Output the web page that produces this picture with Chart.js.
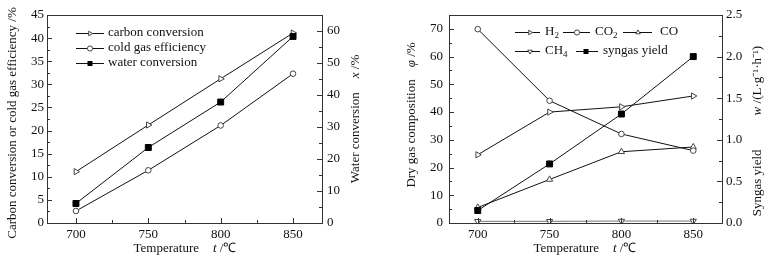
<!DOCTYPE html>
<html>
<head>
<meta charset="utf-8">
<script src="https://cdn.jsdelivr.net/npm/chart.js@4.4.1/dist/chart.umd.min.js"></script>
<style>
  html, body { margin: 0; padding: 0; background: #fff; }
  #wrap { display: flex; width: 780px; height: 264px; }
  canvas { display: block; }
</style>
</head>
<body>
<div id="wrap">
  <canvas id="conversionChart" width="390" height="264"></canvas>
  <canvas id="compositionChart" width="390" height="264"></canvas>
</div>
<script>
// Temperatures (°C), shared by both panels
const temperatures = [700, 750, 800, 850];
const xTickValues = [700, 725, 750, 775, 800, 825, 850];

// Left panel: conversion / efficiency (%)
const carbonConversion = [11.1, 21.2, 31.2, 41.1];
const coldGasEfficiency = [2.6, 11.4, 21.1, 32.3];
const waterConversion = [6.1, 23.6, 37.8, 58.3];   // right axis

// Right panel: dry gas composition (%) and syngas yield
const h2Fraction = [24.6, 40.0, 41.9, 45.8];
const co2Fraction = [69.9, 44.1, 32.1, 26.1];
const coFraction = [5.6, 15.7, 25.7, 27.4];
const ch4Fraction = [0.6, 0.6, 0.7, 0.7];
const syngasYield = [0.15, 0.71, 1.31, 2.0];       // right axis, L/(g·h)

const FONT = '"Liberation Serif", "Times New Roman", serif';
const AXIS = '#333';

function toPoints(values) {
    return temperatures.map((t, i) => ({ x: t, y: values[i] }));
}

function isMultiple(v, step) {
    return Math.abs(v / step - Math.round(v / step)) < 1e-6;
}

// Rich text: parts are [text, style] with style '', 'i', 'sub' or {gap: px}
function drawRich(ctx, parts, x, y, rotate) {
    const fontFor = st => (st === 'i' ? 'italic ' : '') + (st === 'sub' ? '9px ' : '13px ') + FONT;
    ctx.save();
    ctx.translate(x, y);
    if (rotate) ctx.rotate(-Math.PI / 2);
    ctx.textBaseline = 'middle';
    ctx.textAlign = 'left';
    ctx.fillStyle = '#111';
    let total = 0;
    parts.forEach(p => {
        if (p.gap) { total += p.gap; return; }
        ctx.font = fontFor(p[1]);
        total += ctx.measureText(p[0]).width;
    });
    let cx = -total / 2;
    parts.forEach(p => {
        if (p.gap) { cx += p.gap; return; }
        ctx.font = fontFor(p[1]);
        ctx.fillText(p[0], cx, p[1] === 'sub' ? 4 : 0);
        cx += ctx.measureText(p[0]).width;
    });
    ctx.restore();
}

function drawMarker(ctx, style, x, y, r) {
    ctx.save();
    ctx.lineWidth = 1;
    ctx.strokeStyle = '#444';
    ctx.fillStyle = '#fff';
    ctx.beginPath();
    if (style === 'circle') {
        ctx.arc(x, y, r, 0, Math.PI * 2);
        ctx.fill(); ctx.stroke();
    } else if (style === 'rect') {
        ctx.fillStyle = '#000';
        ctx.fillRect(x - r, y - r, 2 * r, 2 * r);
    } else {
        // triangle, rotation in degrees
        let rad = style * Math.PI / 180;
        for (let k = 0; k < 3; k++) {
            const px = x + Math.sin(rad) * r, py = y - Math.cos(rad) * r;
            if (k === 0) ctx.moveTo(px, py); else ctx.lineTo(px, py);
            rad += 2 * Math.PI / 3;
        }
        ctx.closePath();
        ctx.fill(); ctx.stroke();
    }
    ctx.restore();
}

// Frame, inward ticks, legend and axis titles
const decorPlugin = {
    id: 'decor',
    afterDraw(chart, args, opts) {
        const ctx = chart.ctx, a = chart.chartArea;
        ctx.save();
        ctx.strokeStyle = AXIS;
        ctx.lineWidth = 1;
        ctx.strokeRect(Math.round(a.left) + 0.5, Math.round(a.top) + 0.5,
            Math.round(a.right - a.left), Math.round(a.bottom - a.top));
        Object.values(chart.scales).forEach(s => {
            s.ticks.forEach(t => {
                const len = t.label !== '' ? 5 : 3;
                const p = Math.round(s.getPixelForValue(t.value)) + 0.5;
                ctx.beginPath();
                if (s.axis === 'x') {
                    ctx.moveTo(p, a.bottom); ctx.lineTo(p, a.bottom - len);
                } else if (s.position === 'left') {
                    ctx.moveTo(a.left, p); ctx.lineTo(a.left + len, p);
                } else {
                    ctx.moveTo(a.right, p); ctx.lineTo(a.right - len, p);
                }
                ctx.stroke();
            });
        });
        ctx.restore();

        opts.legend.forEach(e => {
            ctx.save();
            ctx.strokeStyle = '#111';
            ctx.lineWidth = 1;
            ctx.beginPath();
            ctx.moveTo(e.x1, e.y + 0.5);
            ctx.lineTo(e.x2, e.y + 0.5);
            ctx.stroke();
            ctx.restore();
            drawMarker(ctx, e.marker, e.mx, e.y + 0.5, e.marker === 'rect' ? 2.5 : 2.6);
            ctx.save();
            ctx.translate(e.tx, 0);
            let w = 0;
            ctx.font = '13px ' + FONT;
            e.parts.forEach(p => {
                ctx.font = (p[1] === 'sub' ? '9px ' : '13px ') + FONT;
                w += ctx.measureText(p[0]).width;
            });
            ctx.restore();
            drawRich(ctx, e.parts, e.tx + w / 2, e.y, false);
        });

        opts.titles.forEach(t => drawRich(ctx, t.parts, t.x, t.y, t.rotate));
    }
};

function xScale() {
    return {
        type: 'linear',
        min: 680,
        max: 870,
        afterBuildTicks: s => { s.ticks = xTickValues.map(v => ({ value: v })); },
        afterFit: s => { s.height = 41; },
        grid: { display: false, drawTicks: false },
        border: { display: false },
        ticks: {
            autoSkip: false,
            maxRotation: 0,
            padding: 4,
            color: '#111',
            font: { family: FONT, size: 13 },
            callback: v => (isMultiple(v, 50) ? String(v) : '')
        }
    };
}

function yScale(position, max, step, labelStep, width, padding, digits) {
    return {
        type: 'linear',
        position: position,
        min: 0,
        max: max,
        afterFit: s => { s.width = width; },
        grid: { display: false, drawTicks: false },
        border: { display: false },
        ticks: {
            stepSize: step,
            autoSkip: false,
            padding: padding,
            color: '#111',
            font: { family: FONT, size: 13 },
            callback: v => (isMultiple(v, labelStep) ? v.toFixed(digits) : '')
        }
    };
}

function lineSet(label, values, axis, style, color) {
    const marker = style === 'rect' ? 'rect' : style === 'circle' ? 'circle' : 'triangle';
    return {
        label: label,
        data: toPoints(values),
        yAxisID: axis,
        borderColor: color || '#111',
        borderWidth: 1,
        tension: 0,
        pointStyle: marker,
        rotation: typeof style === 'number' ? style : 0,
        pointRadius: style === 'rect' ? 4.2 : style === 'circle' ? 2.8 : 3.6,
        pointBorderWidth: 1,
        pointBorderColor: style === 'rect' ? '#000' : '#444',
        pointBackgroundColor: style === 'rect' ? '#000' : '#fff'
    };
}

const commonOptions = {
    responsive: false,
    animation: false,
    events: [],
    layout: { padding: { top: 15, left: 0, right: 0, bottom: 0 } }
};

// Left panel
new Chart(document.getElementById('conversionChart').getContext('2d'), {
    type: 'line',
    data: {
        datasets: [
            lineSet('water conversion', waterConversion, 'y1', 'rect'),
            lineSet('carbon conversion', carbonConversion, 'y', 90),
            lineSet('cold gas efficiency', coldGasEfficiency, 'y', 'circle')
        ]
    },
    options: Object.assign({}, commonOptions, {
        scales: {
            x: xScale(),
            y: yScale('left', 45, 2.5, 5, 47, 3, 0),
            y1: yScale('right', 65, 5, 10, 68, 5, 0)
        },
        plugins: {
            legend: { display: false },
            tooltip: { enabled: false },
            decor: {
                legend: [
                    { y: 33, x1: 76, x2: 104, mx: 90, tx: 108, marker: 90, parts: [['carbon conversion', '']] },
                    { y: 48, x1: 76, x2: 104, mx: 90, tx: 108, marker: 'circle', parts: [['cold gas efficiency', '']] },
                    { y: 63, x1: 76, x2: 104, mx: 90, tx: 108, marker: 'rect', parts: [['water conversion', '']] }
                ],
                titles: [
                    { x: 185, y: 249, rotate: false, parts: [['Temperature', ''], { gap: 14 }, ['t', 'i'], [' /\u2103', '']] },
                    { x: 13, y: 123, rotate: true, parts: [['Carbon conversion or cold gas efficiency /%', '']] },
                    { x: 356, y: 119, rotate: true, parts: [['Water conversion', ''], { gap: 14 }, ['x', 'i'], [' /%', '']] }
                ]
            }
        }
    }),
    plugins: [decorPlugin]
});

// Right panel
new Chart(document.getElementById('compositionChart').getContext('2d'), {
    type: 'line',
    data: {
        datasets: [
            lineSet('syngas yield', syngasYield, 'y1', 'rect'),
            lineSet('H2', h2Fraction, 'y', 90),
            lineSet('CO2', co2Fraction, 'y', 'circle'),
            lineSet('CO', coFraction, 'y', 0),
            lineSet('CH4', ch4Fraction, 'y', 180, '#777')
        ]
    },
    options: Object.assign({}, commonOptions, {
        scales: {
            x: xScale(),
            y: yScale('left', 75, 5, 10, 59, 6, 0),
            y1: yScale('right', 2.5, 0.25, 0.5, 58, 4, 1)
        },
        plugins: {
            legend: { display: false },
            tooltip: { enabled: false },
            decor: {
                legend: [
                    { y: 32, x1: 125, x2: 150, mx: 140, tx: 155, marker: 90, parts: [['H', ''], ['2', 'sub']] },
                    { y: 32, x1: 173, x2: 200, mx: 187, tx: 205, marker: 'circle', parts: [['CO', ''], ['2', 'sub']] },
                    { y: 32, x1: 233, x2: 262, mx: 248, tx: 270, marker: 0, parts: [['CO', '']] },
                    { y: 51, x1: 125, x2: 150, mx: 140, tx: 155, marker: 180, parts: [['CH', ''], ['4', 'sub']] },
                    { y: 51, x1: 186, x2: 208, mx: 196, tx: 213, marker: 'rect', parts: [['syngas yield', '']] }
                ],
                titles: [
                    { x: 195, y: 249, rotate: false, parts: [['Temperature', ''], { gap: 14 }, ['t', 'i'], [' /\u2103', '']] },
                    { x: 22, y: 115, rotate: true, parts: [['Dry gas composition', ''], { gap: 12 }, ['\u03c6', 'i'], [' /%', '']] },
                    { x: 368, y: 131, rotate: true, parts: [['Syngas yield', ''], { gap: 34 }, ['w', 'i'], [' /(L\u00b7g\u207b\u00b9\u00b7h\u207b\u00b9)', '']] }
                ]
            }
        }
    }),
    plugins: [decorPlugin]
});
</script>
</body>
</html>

GIVEN REQUEST: Search the data above for the string "with" and copy each line that has it.

PROBLEM SOLUTION:
Output the web page that produces this picture with Chart.js.
// Rich text: parts are [text, style] with style '', 'i', 'sub' or {gap: px}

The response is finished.